What can be done to help families ensure that their children don't get caught in the student loans spiral?
United Future will introduce a voluntary long-term savings programme that would allow parents to save for their children's future tertiary education from birth, drawing on contributions from relatives, the children themselves, charitable foundations, and appropriate incentives from the Government.
The single most popular suggestion (59%) among submissions to the Government's discussion document Student Support in New Zealand was the establishment of a tertiary education pre-savings scheme. The establishment of a voluntary savings scheme is not intended to justify further increases to course fees.
Tertiary education savings schemes have been established in Canada, Sweden and Britain. In Canada and Britain, the governments open the scheme with a lump sum that varies depending on parental income, but all children receive a minimum endowment. In the British case (the Child Trust Fund), this is in the form of a voucher parents can use to open an account with the provider of their choice.
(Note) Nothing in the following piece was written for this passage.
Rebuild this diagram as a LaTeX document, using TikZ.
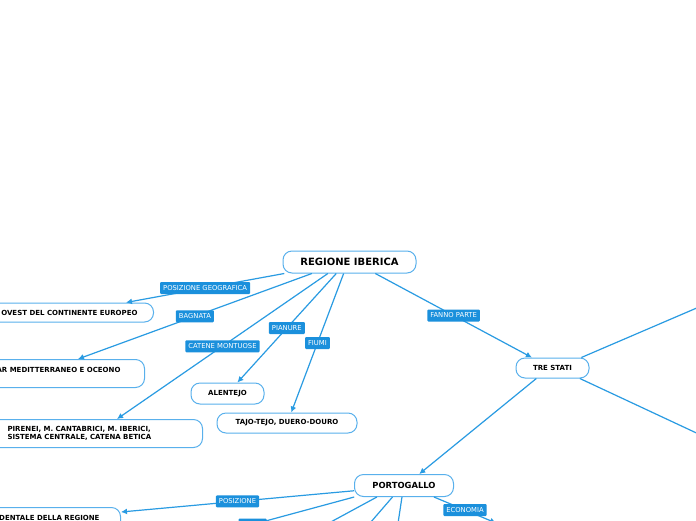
\documentclass[tikz,border=0pt]{standalone}
\usepackage{fontspec}
\setmainfont{DejaVu Sans}
\usepackage{tikz}
\usetikzlibrary{arrows.meta,positioning,calc}
\definecolor{wire}{HTML}{299BE2}
\definecolor{tagfill}{HTML}{1B90DC}
\definecolor{rim}{HTML}{59B0EC}

\begin{document}
\begin{tikzpicture}[x=1pt, y=-1pt,
  topic/.style={draw=rim, fill=white, line width=1pt, rounded corners=9pt,
                inner sep=0pt, align=left,
                font=\bfseries\fontsize{7}{8}\selectfont},
  root/.style={topic, font=\bfseries\fontsize{10}{12}\selectfont},
  lbl/.style={fill=tagfill, text=white, rounded corners=1pt, midway,
              inner xsep=3pt, inner ysep=0pt, minimum height=12pt,
              font=\fontsize{6.8}{8}\selectfont},
  link/.style={draw=wire, line width=1.2pt},
  arr/.style={link, -{Latex[length=6pt,width=6pt]}}
]
  \useasboundingbox (0,0) rectangle (696,520);
  \fill[white] (0,0) rectangle (696,520);
  \clip (0,0) rectangle (696,520);

  % main topic and its branches
  \node[root, minimum width=133pt, minimum height=22pt] (ri) at (349.5,262) {REGIONE IBERICA};

  \node[topic, anchor=east, inner xsep=16pt, minimum height=19pt] (ovest) at (154,312.5)
    {OVEST DEL CONTINENTE EUROPEO};
  \node[topic, anchor=north east, inner xsep=24pt, minimum height=28pt] (mar) at (145,359)
    {AR MEDITTERRANEO E OCEONO\\\mbox{}};
  \node[topic, anchor=north east, inner xsep=18pt, text width=177pt, minimum height=28pt] (pir) at (203,419)
    {PIRENEI, M. CANTABRICI, M. IBERICI,\\ SISTEMA CENTRALE, CATENA BETICA};
  \node[topic, align=center, minimum width=73pt, minimum height=21pt] (alen) at (227.5,393.5) {ALENTEJO};
  \node[topic, align=center, minimum width=140pt, minimum height=20pt] (tajo) at (287,423) {TAJO-TEJO, DUERO-DOURO};
  \node[topic, align=center, minimum width=73pt, minimum height=20pt] (tre) at (552.5,368) {TRE STATI};

  \draw[arr] (ri.-170) -- node[lbl]{POSIZIONE GEOGRAFICA} ([xshift=-28pt]ovest.north east);
  \draw[arr] (ri.-163) -- node[lbl]{BAGNATA} ([xshift=-67pt]mar.north east);
  \draw[arr] (ri.-152) -- node[lbl]{CATENE MONTUOSE} ([xshift=-86pt]pir.north east);
  \draw[arr] (ri.-139) -- node[lbl]{PIANURE} (alen.48);
  \draw[arr] (ri.-117) -- node[lbl]{FIUMI} (tajo.68);
  \draw[arr] (ri.-24) -- node[lbl]{FANNO PARTE} (tre.153);

  % the three states
  \node[topic, font=\bfseries\fontsize{8.4}{10}\selectfont, align=center,
        minimum width=99pt, minimum height=22pt] (porto) at (404,485.5) {PORTOGALLO};
  \node[topic, anchor=north east, inner xsep=21pt, minimum height=28pt] (occ) at (121,507)
    {DENTALE DELLA REGIONE\\\mbox{}};

  \coordinate (tsne) at (720,298);
  \coordinate (tsse) at (720,444);
  \draw[link] (tre.20) -- (tsne);
  \draw[link] (tre.-21) -- (tsse);
  \draw[arr] (tre.-147) -- (porto.37);

  \coordinate (pa) at (151,552);
  \coordinate (pb) at (316,530);
  \coordinate (pc) at (364,530);
  \coordinate (pd) at (397,530);
  \coordinate (pe) at (496,523);
  \draw[arr] (porto.-174) -- node[lbl]{POSIZIONE} ([yshift=-5pt]occ.north east);
  \draw[link] (porto.-167) -- node[lbl, minimum width=28pt]{} (pa);
  \draw[link] (porto.-157) -- (pb);
  \draw[link] (porto.-135) -- (pc);
  \draw[link] (porto.-100) -- (pd);
  \draw[arr] (porto.-21) -- node[lbl]{ECONOMIA} (pe);
\end{tikzpicture}
\end{document}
United Future would like to see parents given the option of automatically diverting part of their family assistance payments into such a savings scheme. Ideally, any government incentives should be spread over time to encourage regular saving, and like the initial endowment, would also be on a progressive basis depending on the family income at the time of each instalment.
The fund will build up a stock of assets that the young person can re-invest or use when they reach 18. The British scheme allows savers to use the money for purposes other than tertiary education, if those purposes can be defined as improving life chances, such as starting a business, home ownership, or superannuation, since the main intent of this scheme is to encourage a savings culture.
United Future would envisage a similar style of scheme operating in New Zealand, given that subsidising asset creation changes behaviour in ways more beneficial to individuals than subsidising incomes.